--- INPUT RECORDS ---
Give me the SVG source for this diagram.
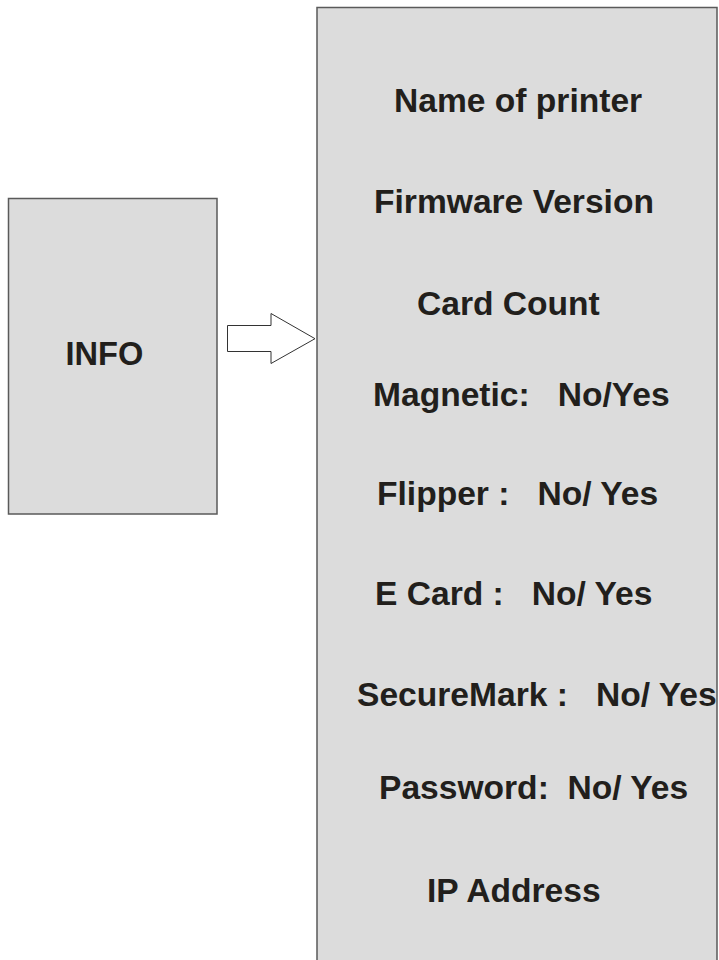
<svg xmlns="http://www.w3.org/2000/svg" width="719" height="960" viewBox="0 0 719 960">
<style>
.box{fill:#dcdcdc;stroke:#5a5a5a;stroke-width:1.5}
.t{font-family:"Liberation Sans",Arial,sans-serif;font-weight:bold;font-size:33.6px;fill:#221f1c;white-space:pre}
.arrow{fill:#ffffff;stroke:#333333;stroke-width:1}
</style>
<rect width="719" height="960" fill="#ffffff"/>
<g id="info">
<rect class="box" x="8.5" y="198.5" width="208.5" height="315.5"/>
<text class="t" x="65.5" y="365" style="font-size:32.6px">INFO</text>
</g>
<g id="connectors">
<polygon class="arrow" points="227.5,325.5 271,325.5 271,313.5 315,338.7 271,363.5 271,351.5 227.5,351.5"/>
</g>
<g id="details">
<rect class="box" x="317" y="7.5" width="400" height="970"/>
<text class="t" x="394" y="112">Name of printer</text>
<text class="t" x="374" y="213">Firmware Version</text>
<text class="t" x="417" y="315">Card Count</text>
<text class="t" x="373" y="406" xml:space="preserve">Magnetic:   No/Yes</text>
<text class="t" x="377" y="505" xml:space="preserve">Flipper :   No/ Yes</text>
<text class="t" x="375" y="605" xml:space="preserve">E Card :   No/ Yes</text>
<text class="t" x="357" y="706" xml:space="preserve">SecureMark :   No/ Yes</text>
<text class="t" x="379" y="799" xml:space="preserve">Password:  No/ Yes</text>
<text class="t" x="427" y="902">IP Address</text>
</g>
</svg>
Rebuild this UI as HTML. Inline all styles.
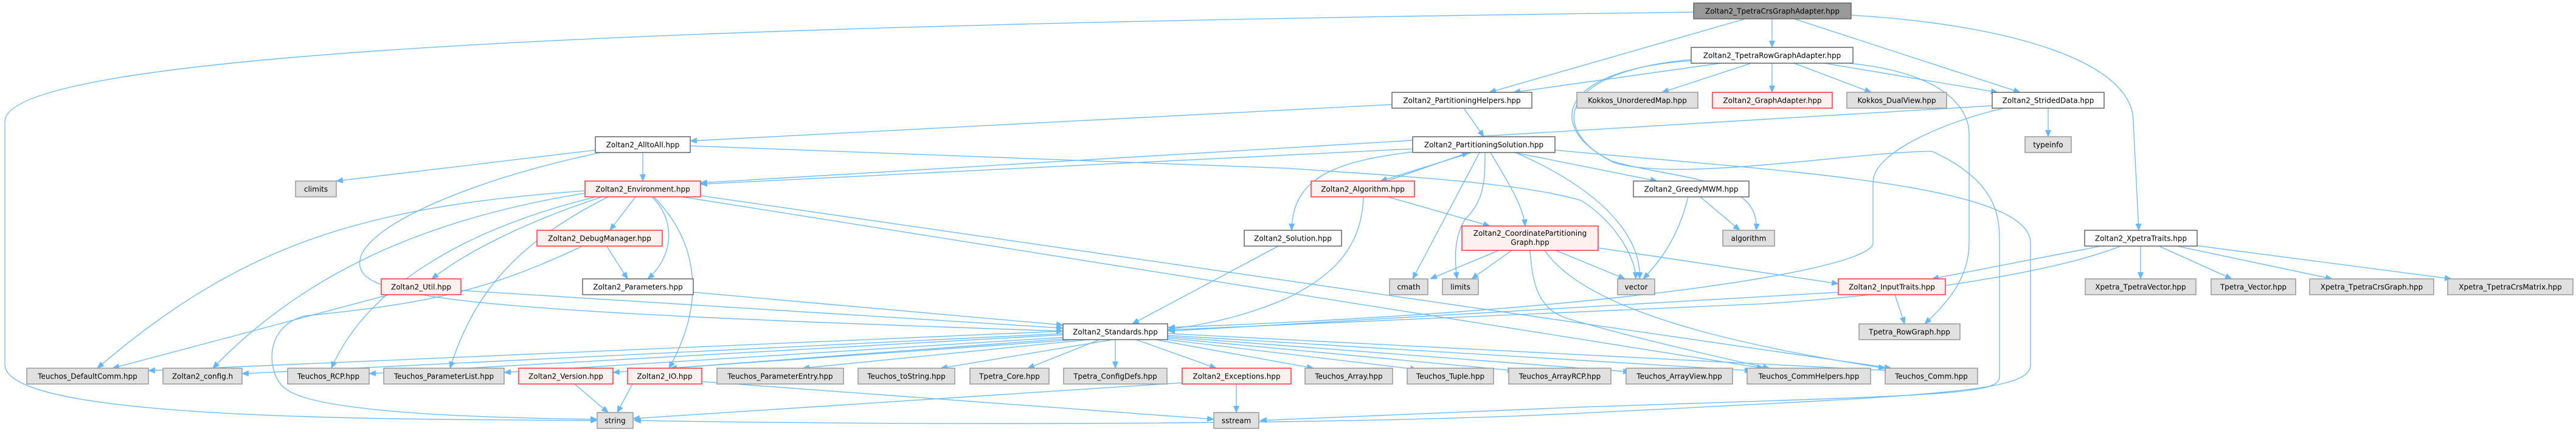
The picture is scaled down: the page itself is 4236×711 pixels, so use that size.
<!DOCTYPE html>
<html><head><meta charset="utf-8"><style>
html,body{margin:0;padding:0;background:#fff;}
svg{display:block;}
text{font-family:"DejaVu Sans","Liberation Sans",sans-serif;font-size:12px;fill:#000;}
.e{fill:none;stroke:#63B8FF;stroke-width:1.3;marker-end:url(#a);}
.w{fill:#fff;stroke:#666;stroke-width:1.5;}
.g{fill:#e0e0e0;stroke:#999;stroke-width:1.5;}
.r{fill:#fff0f0;stroke:#ff3333;stroke-width:1.5;}
.k{fill:#999;stroke:#666;stroke-width:1.5;}
</style></head><body>
<svg width="4236" height="711" viewBox="0 0 4236 711" xmlns="http://www.w3.org/2000/svg">
<defs><marker id="a" markerWidth="12" markerHeight="10" refX="11" refY="5" orient="auto" markerUnits="userSpaceOnUse"><path d="M0,0 L12,5 L0,10 z" fill="#63B8FF"/></marker></defs>

<!-- edges -->
<path class="e" d="M2785,20 C1200,40 8,80 8,200 L8,600 C8,690 600,690 982,692"/>
<path class="e" d="M2870,31 L2449,152"/>
<path class="e" d="M2914,31 L2914,78"/>
<path class="e" d="M2950,31 L3322,152"/>
<path class="e" d="M3044,25 C3300,40 3508,100 3508,200 L3517,379"/>
<path class="e" d="M2830,104 L2489,152"/>
<path class="e" d="M2880,104 L2733,152"/>
<path class="e" d="M2914,104 L2914,152"/>
<path class="e" d="M2950,104 L3077,152"/>
<path class="e" d="M3000,104 L3285,152"/>
<path class="e" d="M2781,100 C2560,115 2540,210 2650,265 C2750,295 2895,290 2888,379"/>
<path class="e" d="M3040,104 C3200,120 3238,180 3238,220 L3238,400 C3238,460 3200,500 3165,533"/>
<path class="e" d="M2781,98 C2560,118 2545,215 2655,268 C2760,300 3050,250 3177,249 C3288,300 3288,360 3288,400 L3288,620 C3288,650 3200,650 2600,670 L2072,692"/>
<path class="e" d="M2557,247 C2900,280 3339,300 3339,400 L3339,600 C3339,645 3200,650 2600,680 C2200,700 1500,700 1043,692"/>
<path class="e" d="M2407,178 L2440,225"/>
<path class="e" d="M2289,172 L1135,232"/>
<path class="e" d="M3276,174 L1152,301"/>
<path class="e" d="M3295,178 C3200,200 3080,250 3080,300 L3080,400 C3080,440 2700,510 1921,539"/>
<path class="e" d="M3368,178 L3368,225"/>
<path class="e" d="M2323,245 L1152,303"/>
<path class="e" d="M2420,251 L2270,298"/>
<path class="e" d="M2280,298 L2415,251"/>
<path class="e" d="M2323,250 C2200,265 2125,290 2124,379"/>
<path class="e" d="M2433,251 L2323,459"/>
<path class="e" d="M2442,251 C2442,300 2440,330 2410,360 C2390,390 2392,430 2396,459"/>
<path class="e" d="M2451,251 C2480,300 2505,340 2508,372"/>
<path class="e" d="M2492,251 C2650,320 2700,400 2696,459"/>
<path class="e" d="M2490,251 L2725,298"/>
<path class="e" d="M1135,240 L2118,277 C2300,290 2500,300 2600,330 C2650,360 2690,420 2690,459"/>
<path class="e" d="M2282,324 L2450,372"/>
<path class="e" d="M2242,324 C2240,400 2200,450 2118,490 C2050,520 1980,535 1921,542"/>
<path class="e" d="M2776,324 C2760,390 2730,430 2702,459"/>
<path class="e" d="M2796,324 L2861,379"/>
<path class="e" d="M2465,412 L2352,459"/>
<path class="e" d="M2486,412 L2420,459"/>
<path class="e" d="M2558,412 L2672,459"/>
<path class="e" d="M2628,408 L3023,467"/>
<path class="e" d="M2516,412 C2520,470 2530,510 2580,525 C2700,560 2880,600 2910,606"/>
<path class="e" d="M2540,412 C2600,500 2800,560 3100,606"/>
<path class="e" d="M3023,481 L1921,545"/>
<path class="e" d="M3116,485 L3132,533"/>
<path class="e" d="M3460,404 L3177,459"/>
<path class="e" d="M3490,404 C3400,440 3200,480 2900,500 L1921,543"/>
<path class="e" d="M3520,404 L3520,459"/>
<path class="e" d="M3548,404 L3670,459"/>
<path class="e" d="M3575,404 L3835,459"/>
<path class="e" d="M3610,404 L4031,459"/>
<path class="e" d="M2104,404 L1862,533"/>
<path class="e" d="M979,247 L553,298"/>
<path class="e" d="M1057,251 L1057,298"/>
<path class="e" d="M988,251 C800,290 620,360 594,420 C570,490 700,510 1748,545"/>
<path class="e" d="M1045,324 L1003,379"/>
<path class="e" d="M1072,324 C1110,360 1110,420 1065,459"/>
<path class="e" d="M1075,324 C1150,400 1160,500 1100,606"/>
<path class="e" d="M990,324 C850,370 760,420 710,459"/>
<path class="e" d="M962,314 C600,340 400,400 160,606"/>
<path class="e" d="M962,318 C700,360 500,450 350,606"/>
<path class="e" d="M980,324 C750,380 600,480 545,606"/>
<path class="e" d="M1000,324 C850,400 780,480 740,606"/>
<path class="e" d="M1122,324 L2900,606"/>
<path class="e" d="M1152,322 L3110,606"/>
<path class="e" d="M997,404 L1032,459"/>
<path class="e" d="M960,404 C800,480 700,500 500,520 C430,540 440,620 470,640 C520,680 800,688 982,690"/>
<path class="e" d="M640,485 L185,606"/>
<path class="e" d="M758,478 L1748,540"/>
<path class="e" d="M1140,481 L1748,535"/>
<path class="e" d="M1748,545 L244,610"/>
<path class="e" d="M1748,549 L398,615"/>
<path class="e" d="M1748,551 L607,615"/>
<path class="e" d="M1752,555 L829,613"/>
<path class="e" d="M1760,557 L1008,613"/>
<path class="e" d="M1770,559 L1102,606"/>
<path class="e" d="M1790,559 L1320,606"/>
<path class="e" d="M1830,559 L1547,606"/>
<path class="e" d="M1808,559 L1690,606"/>
<path class="e" d="M1834,559 L1834,606"/>
<path class="e" d="M1868,559 L2000,606"/>
<path class="e" d="M1900,559 L2160,606"/>
<path class="e" d="M1910,558 L2330,608"/>
<path class="e" d="M1915,556 L2490,610"/>
<path class="e" d="M1918,554 L2680,612"/>
<path class="e" d="M1920,552 L2880,610"/>
<path class="e" d="M1921,549 L3110,610"/>
<path class="e" d="M945,632 L1000,679"/>
<path class="e" d="M1040,632 L1015,679"/>
<path class="e" d="M1154,628 L1996,690"/>
<path class="e" d="M1944,630 L1041,689"/>
<path class="e" d="M2033,632 L2033,679"/>

<!-- nodes -->
<rect class="k" x="2785" y="5" width="259" height="26"/><text x="2914.5" y="22.5" text-anchor="middle">Zoltan2_TpetraCrsGraphAdapter.hpp</text>
<rect class="w" x="2781" y="78" width="266" height="26"/><text x="2914" y="95.5" text-anchor="middle">Zoltan2_TpetraRowGraphAdapter.hpp</text>
<rect class="w" x="2289" y="152" width="230" height="26"/><text x="2404" y="169.5" text-anchor="middle">Zoltan2_PartitioningHelpers.hpp</text>
<rect class="g" x="2593" y="152" width="199" height="26"/><text x="2692.5" y="169.5" text-anchor="middle">Kokkos_UnorderedMap.hpp</text>
<rect class="r" x="2816" y="152" width="197" height="26"/><text x="2914.5" y="169.5" text-anchor="middle">Zoltan2_GraphAdapter.hpp</text>
<rect class="g" x="3037" y="152" width="164" height="26"/><text x="3119" y="169.5" text-anchor="middle">Kokkos_DualView.hpp</text>
<rect class="w" x="3276" y="152" width="184" height="26"/><text x="3368" y="169.5" text-anchor="middle">Zoltan2_StridedData.hpp</text>
<rect class="w" x="979" y="225" width="156" height="26"/><text x="1057" y="242.5" text-anchor="middle">Zoltan2_AlltoAll.hpp</text>
<rect class="w" x="2323" y="225" width="234" height="26"/><text x="2440" y="242.5" text-anchor="middle">Zoltan2_PartitioningSolution.hpp</text>
<rect class="g" x="3330" y="225" width="76" height="26"/><text x="3368" y="242.5" text-anchor="middle">typeinfo</text>
<rect class="g" x="486" y="298" width="67" height="26"/><text x="519.5" y="315.5" text-anchor="middle">climits</text>
<rect class="r" x="962" y="298" width="190" height="26"/><text x="1057" y="315.5" text-anchor="middle">Zoltan2_Environment.hpp</text>
<rect class="r" x="2156" y="298" width="170" height="26"/><text x="2241" y="315.5" text-anchor="middle">Zoltan2_Algorithm.hpp</text>
<rect class="w" x="2686" y="298" width="190" height="26"/><text x="2781" y="315.5" text-anchor="middle">Zoltan2_GreedyMWM.hpp</text>
<rect class="r" x="883" y="379" width="206" height="26"/><text x="986" y="396.5" text-anchor="middle">Zoltan2_DebugManager.hpp</text>
<rect class="w" x="2046" y="379" width="160" height="26"/><text x="2126" y="396.5" text-anchor="middle">Zoltan2_Solution.hpp</text>
<rect class="r" x="2404" y="372" width="224" height="40"/><text x="2516" y="388" text-anchor="middle">Zoltan2_CoordinatePartitioning</text><text x="2516" y="403" text-anchor="middle">Graph.hpp</text>
<rect class="g" x="2833" y="379" width="85" height="26"/><text x="2875.5" y="396.5" text-anchor="middle">algorithm</text>
<rect class="w" x="3428" y="379" width="185" height="26"/><text x="3520.5" y="396.5" text-anchor="middle">Zoltan2_XpetraTraits.hpp</text>
<rect class="r" x="627" y="459" width="131" height="26"/><text x="692.5" y="476.5" text-anchor="middle">Zoltan2_Util.hpp</text>
<rect class="w" x="958" y="459" width="182" height="26"/><text x="1049" y="476.5" text-anchor="middle">Zoltan2_Parameters.hpp</text>
<rect class="g" x="2285" y="459" width="63" height="26"/><text x="2316.5" y="476.5" text-anchor="middle">cmath</text>
<rect class="g" x="2372" y="459" width="59" height="26"/><text x="2401.5" y="476.5" text-anchor="middle">limits</text>
<rect class="g" x="2660" y="459" width="61" height="26"/><text x="2690.5" y="476.5" text-anchor="middle">vector</text>
<rect class="r" x="3023" y="459" width="176" height="26"/><text x="3111" y="476.5" text-anchor="middle">Zoltan2_InputTraits.hpp</text>
<rect class="g" x="3429" y="459" width="182" height="26"/><text x="3520" y="476.5" text-anchor="middle">Xpetra_TpetraVector.hpp</text>
<rect class="g" x="3636" y="459" width="139" height="26"/><text x="3705.5" y="476.5" text-anchor="middle">Tpetra_Vector.hpp</text>
<rect class="g" x="3798" y="459" width="204" height="26"/><text x="3900" y="476.5" text-anchor="middle">Xpetra_TpetraCrsGraph.hpp</text>
<rect class="g" x="4025" y="459" width="206" height="26"/><text x="4128" y="476.5" text-anchor="middle">Xpetra_TpetraCrsMatrix.hpp</text>
<rect class="w" x="1748" y="533" width="172" height="26"/><text x="1834" y="550.5" text-anchor="middle">Zoltan2_Standards.hpp</text>
<rect class="g" x="3057" y="533" width="166" height="26"/><text x="3140" y="550.5" text-anchor="middle">Tpetra_RowGraph.hpp</text>
<rect class="g" x="44" y="606" width="200" height="26"/><text x="144" y="623.5" text-anchor="middle">Teuchos_DefaultComm.hpp</text>
<rect class="g" x="268" y="606" width="130" height="26"/><text x="333" y="623.5" text-anchor="middle">Zoltan2_config.h</text>
<rect class="g" x="473" y="606" width="134" height="26"/><text x="540" y="623.5" text-anchor="middle">Teuchos_RCP.hpp</text>
<rect class="g" x="631" y="606" width="198" height="26"/><text x="730" y="623.5" text-anchor="middle">Teuchos_ParameterList.hpp</text>
<rect class="r" x="853" y="606" width="155" height="26"/><text x="930.5" y="623.5" text-anchor="middle">Zoltan2_Version.hpp</text>
<rect class="r" x="1032" y="606" width="122" height="26"/><text x="1093" y="623.5" text-anchor="middle">Zoltan2_IO.hpp</text>
<rect class="g" x="1179" y="606" width="208" height="26"/><text x="1283" y="623.5" text-anchor="middle">Teuchos_ParameterEntry.hpp</text>
<rect class="g" x="1411" y="606" width="159" height="26"/><text x="1490.5" y="623.5" text-anchor="middle">Teuchos_toString.hpp</text>
<rect class="g" x="1595" y="606" width="130" height="26"/><text x="1660" y="623.5" text-anchor="middle">Tpetra_Core.hpp</text>
<rect class="g" x="1749" y="606" width="170" height="26"/><text x="1834" y="623.5" text-anchor="middle">Tpetra_ConfigDefs.hpp</text>
<rect class="r" x="1944" y="606" width="179" height="26"/><text x="2033.5" y="623.5" text-anchor="middle">Zoltan2_Exceptions.hpp</text>
<rect class="g" x="2146" y="606" width="144" height="26"/><text x="2218" y="623.5" text-anchor="middle">Teuchos_Array.hpp</text>
<rect class="g" x="2314" y="606" width="142" height="26"/><text x="2385" y="623.5" text-anchor="middle">Teuchos_Tuple.hpp</text>
<rect class="g" x="2481" y="606" width="168" height="26"/><text x="2565" y="623.5" text-anchor="middle">Teuchos_ArrayRCP.hpp</text>
<rect class="g" x="2674" y="606" width="175" height="26"/><text x="2761.5" y="623.5" text-anchor="middle">Teuchos_ArrayView.hpp</text>
<rect class="g" x="2873" y="606" width="203" height="26"/><text x="2974.5" y="623.5" text-anchor="middle">Teuchos_CommHelpers.hpp</text>
<rect class="g" x="3100" y="606" width="152" height="26"/><text x="3176" y="623.5" text-anchor="middle">Teuchos_Comm.hpp</text>
<rect class="g" x="982" y="679" width="59" height="26"/><text x="1011.5" y="696.5" text-anchor="middle">string</text>
<rect class="g" x="1996" y="679" width="74" height="26"/><text x="2033" y="696.5" text-anchor="middle">sstream</text>
</svg>
</body></html>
---
### TASK GOAL:
Count the lines above in which the word "this" appears, then state only that count.

### EXERCISE OUTPUT:
2